** Start ROWS **
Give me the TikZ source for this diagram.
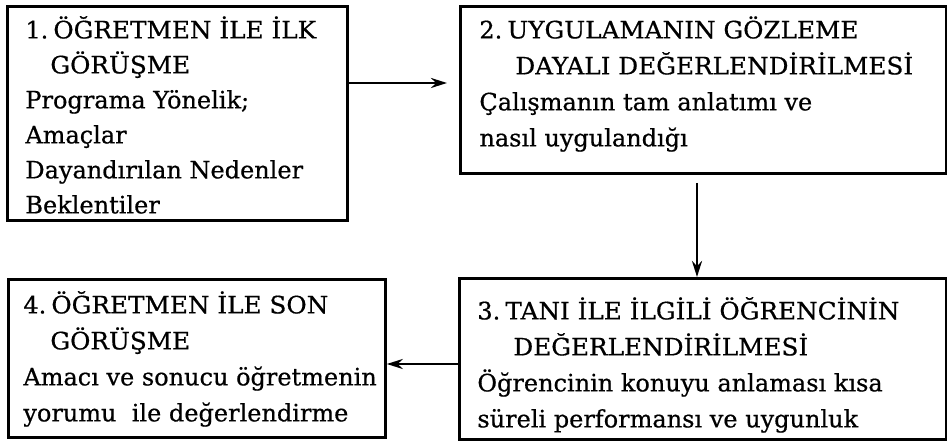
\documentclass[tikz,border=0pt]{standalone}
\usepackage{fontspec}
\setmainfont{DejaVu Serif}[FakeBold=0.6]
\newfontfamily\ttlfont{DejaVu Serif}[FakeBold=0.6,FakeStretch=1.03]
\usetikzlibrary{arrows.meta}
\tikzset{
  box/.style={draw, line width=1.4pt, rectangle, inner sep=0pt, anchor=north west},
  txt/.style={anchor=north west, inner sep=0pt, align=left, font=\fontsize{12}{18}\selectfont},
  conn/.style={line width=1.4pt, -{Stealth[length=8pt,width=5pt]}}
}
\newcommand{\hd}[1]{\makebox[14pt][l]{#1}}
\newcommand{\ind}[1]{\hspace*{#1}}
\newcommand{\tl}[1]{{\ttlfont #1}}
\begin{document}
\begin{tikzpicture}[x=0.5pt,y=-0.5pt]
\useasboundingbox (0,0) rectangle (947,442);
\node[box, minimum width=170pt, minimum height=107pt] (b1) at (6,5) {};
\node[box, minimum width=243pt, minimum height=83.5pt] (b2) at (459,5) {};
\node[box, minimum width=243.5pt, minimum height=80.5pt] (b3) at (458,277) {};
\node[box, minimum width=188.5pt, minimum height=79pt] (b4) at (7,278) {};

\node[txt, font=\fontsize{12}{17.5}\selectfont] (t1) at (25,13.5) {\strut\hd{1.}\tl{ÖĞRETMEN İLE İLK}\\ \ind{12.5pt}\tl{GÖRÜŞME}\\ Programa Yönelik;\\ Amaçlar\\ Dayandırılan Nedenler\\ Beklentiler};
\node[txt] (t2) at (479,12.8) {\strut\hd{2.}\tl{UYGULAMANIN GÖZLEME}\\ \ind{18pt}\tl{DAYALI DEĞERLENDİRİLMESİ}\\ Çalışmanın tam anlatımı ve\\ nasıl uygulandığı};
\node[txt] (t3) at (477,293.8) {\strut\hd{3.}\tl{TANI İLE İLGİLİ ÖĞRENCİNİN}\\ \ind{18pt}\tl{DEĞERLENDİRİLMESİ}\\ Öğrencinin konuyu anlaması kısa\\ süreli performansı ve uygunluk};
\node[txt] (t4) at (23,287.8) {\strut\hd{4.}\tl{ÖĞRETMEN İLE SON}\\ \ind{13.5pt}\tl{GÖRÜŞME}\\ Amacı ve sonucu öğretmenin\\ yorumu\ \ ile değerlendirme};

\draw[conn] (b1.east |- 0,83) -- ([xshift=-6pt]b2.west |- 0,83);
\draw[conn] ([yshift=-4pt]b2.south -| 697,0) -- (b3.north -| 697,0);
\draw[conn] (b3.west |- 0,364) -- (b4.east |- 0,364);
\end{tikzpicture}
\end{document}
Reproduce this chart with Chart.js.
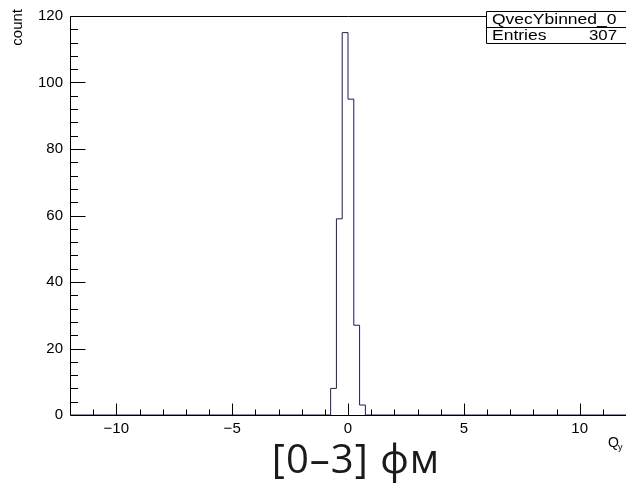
** End ROWS **
§ **WHAT YOU WILL DO**: Extract every line of the data exactly; pictures stay out.

§ **ANSWER TO THIS PROBLEM**:
Give me the TikZ source for this diagram.
\documentclass[tikz,border=0pt]{standalone}
\usepackage{fontspec}
\setmainfont{DejaVu Serif}[FakeBold=0.6]
\newfontfamily\ttlfont{DejaVu Serif}[FakeBold=0.6,FakeStretch=1.03]
\usetikzlibrary{arrows.meta}
\tikzset{
  box/.style={draw, line width=1.4pt, rectangle, inner sep=0pt, anchor=north west},
  txt/.style={anchor=north west, inner sep=0pt, align=left, font=\fontsize{12}{18}\selectfont},
  conn/.style={line width=1.4pt, -{Stealth[length=8pt,width=5pt]}}
}
\newcommand{\hd}[1]{\makebox[14pt][l]{#1}}
\newcommand{\ind}[1]{\hspace*{#1}}
\newcommand{\tl}[1]{{\ttlfont #1}}
\begin{document}
\begin{tikzpicture}[x=0.5pt,y=-0.5pt]
\useasboundingbox (0,0) rectangle (947,442);
\node[box, minimum width=170pt, minimum height=107pt] (b1) at (6,5) {};
\node[box, minimum width=243pt, minimum height=83.5pt] (b2) at (459,5) {};
\node[box, minimum width=243.5pt, minimum height=80.5pt] (b3) at (458,277) {};
\node[box, minimum width=188.5pt, minimum height=79pt] (b4) at (7,278) {};

\node[txt, font=\fontsize{12}{17.5}\selectfont] (t1) at (25,13.5) {\strut\hd{1.}\tl{ÖĞRETMEN İLE İLK}\\ \ind{12.5pt}\tl{GÖRÜŞME}\\ Programa Yönelik;\\ Amaçlar\\ Dayandırılan Nedenler\\ Beklentiler};
\node[txt] (t2) at (479,12.8) {\strut\hd{2.}\tl{UYGULAMANIN GÖZLEME}\\ \ind{18pt}\tl{DAYALI DEĞERLENDİRİLMESİ}\\ Çalışmanın tam anlatımı ve\\ nasıl uygulandığı};
\node[txt] (t3) at (477,293.8) {\strut\hd{3.}\tl{TANI İLE İLGİLİ ÖĞRENCİNİN}\\ \ind{18pt}\tl{DEĞERLENDİRİLMESİ}\\ Öğrencinin konuyu anlaması kısa\\ süreli performansı ve uygunluk};
\node[txt] (t4) at (23,287.8) {\strut\hd{4.}\tl{ÖĞRETMEN İLE SON}\\ \ind{13.5pt}\tl{GÖRÜŞME}\\ Amacı ve sonucu öğretmenin\\ yorumu\ \ ile değerlendirme};

\draw[conn] (b1.east |- 0,83) -- ([xshift=-6pt]b2.west |- 0,83);
\draw[conn] ([yshift=-4pt]b2.south -| 697,0) -- (b3.north -| 697,0);
\draw[conn] (b3.west |- 0,364) -- (b4.east |- 0,364);
\end{tikzpicture}
\end{document}
Reproduce this chart with Chart.js.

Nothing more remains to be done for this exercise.